I'd keep it, or fix it and sell it. I've run my blowers many times without the belt cover with no problem. The belt failed because was due. The downside to your blower is the rectangular exit and the impeller space. Your blower was probably made by Murray.


----------



## Small engine_user (Nov 14, 2020)

JLawrence08648 said:


> I'd keep it, or fix it and sell it. I've run my blowers many times without the belt cover with no problem. The belt failed because was due. The downside to your blower is the rectangular exit and the impeller space. Your blower was probably made by Murray.

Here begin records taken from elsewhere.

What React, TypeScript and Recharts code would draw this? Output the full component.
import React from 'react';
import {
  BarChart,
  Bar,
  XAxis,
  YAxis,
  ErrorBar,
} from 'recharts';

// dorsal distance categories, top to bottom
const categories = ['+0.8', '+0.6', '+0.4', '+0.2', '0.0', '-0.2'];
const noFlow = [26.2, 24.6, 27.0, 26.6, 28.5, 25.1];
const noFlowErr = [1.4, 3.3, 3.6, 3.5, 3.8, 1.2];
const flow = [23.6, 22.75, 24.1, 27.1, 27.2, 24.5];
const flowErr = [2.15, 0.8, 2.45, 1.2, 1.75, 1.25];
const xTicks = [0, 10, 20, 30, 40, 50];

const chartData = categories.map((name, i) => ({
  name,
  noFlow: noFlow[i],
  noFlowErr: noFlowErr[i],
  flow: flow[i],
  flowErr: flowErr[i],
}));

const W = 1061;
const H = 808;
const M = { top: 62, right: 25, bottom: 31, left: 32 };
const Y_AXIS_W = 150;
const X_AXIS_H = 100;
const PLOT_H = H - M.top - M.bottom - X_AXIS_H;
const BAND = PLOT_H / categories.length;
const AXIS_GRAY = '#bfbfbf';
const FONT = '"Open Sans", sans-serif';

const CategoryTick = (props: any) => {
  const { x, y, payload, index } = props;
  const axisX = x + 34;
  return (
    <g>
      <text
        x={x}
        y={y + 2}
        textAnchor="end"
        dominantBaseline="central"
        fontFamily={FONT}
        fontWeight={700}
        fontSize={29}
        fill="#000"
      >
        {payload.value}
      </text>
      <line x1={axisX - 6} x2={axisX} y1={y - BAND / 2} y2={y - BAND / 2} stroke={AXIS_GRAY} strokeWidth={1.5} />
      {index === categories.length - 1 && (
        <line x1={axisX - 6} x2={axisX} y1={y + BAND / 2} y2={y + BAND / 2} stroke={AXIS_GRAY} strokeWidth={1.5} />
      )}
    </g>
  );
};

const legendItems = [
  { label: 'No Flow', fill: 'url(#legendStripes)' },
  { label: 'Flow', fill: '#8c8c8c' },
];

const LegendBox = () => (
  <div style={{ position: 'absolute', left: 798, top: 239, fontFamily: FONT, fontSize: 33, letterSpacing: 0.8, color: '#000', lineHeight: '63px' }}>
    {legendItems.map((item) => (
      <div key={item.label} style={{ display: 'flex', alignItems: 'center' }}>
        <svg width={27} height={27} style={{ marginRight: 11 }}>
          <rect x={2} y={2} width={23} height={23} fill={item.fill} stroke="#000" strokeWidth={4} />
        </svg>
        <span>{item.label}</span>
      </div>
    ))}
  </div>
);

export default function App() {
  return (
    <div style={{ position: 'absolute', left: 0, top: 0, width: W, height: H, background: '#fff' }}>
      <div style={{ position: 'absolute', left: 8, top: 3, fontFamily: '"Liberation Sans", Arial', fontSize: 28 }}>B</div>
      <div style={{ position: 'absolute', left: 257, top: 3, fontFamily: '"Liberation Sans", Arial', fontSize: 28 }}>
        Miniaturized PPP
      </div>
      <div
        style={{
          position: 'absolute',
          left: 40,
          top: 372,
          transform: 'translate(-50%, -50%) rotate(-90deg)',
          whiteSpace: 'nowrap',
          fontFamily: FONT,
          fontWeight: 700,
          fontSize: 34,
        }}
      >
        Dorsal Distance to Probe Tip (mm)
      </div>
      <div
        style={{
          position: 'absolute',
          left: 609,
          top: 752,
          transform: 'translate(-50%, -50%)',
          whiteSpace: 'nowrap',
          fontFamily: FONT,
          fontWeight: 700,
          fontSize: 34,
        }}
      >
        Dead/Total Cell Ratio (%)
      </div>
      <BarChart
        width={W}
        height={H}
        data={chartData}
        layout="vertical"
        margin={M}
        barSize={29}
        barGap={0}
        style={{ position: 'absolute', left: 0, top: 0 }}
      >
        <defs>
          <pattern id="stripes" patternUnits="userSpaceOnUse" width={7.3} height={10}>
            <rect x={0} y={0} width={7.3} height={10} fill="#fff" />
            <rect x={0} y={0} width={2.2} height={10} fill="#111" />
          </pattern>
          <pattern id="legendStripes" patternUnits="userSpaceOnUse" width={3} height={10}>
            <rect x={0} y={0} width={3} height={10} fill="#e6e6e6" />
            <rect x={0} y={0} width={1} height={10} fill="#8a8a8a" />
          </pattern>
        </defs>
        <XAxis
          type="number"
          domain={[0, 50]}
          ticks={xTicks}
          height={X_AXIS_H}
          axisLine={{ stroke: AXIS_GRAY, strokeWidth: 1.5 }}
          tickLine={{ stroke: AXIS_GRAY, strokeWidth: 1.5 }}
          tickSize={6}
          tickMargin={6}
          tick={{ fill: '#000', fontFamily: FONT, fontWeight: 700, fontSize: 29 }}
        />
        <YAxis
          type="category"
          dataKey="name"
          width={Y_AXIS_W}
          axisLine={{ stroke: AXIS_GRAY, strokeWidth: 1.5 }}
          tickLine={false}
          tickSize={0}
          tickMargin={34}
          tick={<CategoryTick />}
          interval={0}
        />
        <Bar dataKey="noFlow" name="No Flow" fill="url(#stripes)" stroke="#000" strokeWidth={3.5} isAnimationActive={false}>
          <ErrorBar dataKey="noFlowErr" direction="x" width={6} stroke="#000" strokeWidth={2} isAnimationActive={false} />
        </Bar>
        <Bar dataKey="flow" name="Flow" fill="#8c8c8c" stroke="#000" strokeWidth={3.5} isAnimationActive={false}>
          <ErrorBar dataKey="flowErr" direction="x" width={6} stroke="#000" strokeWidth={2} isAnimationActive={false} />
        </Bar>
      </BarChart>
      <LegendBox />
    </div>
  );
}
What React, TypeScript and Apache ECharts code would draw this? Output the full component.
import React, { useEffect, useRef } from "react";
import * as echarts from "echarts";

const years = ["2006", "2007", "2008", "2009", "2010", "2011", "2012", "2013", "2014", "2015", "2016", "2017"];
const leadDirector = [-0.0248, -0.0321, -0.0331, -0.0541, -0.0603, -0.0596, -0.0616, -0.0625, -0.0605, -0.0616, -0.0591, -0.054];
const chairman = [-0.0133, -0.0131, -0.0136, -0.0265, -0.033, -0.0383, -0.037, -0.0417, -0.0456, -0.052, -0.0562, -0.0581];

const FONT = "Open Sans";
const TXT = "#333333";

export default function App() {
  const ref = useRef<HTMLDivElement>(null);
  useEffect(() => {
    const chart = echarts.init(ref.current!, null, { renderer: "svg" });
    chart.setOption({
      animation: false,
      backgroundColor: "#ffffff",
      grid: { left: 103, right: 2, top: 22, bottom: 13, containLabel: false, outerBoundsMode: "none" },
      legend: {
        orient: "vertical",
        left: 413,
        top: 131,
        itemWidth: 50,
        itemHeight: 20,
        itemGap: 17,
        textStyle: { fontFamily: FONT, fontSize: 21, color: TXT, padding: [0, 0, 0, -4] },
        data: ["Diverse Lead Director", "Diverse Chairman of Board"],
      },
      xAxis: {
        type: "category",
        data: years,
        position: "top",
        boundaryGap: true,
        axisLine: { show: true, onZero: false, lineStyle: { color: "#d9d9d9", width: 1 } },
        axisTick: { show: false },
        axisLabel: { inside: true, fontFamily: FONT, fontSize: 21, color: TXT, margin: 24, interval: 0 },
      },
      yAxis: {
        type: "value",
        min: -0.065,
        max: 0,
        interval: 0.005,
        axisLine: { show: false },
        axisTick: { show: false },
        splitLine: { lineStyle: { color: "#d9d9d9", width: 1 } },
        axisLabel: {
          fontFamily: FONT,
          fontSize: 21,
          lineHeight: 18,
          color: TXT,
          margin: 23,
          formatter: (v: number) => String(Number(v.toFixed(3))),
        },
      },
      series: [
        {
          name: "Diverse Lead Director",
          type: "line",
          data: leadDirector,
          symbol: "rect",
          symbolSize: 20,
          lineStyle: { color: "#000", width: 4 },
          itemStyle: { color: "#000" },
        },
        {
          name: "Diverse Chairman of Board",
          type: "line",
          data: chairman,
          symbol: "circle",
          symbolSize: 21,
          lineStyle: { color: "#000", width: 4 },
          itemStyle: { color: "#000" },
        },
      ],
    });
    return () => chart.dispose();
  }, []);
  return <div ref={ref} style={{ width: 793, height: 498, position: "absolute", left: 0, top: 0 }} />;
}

The impeller space (where the snow goes up and out of the chute) is a circle and I like it that way, I’ve seen Honda’s have the rectangular impeller space and was prone to clogs



Falcon said:


> Running without a belt cover would be very problematic ... allowing all that material, water, etc., in there to contaminate the belts and drive elements will certainly damage things as you have experienced.
> 
> I would recommend getting a belt cover back on there, or have someone make one for you.
> 
> ...


Ok thanks, will try and see if I can get one used and will do everything in the summertime (since it’s running ok right now) and then get it ready for next winter 

thank you both


----------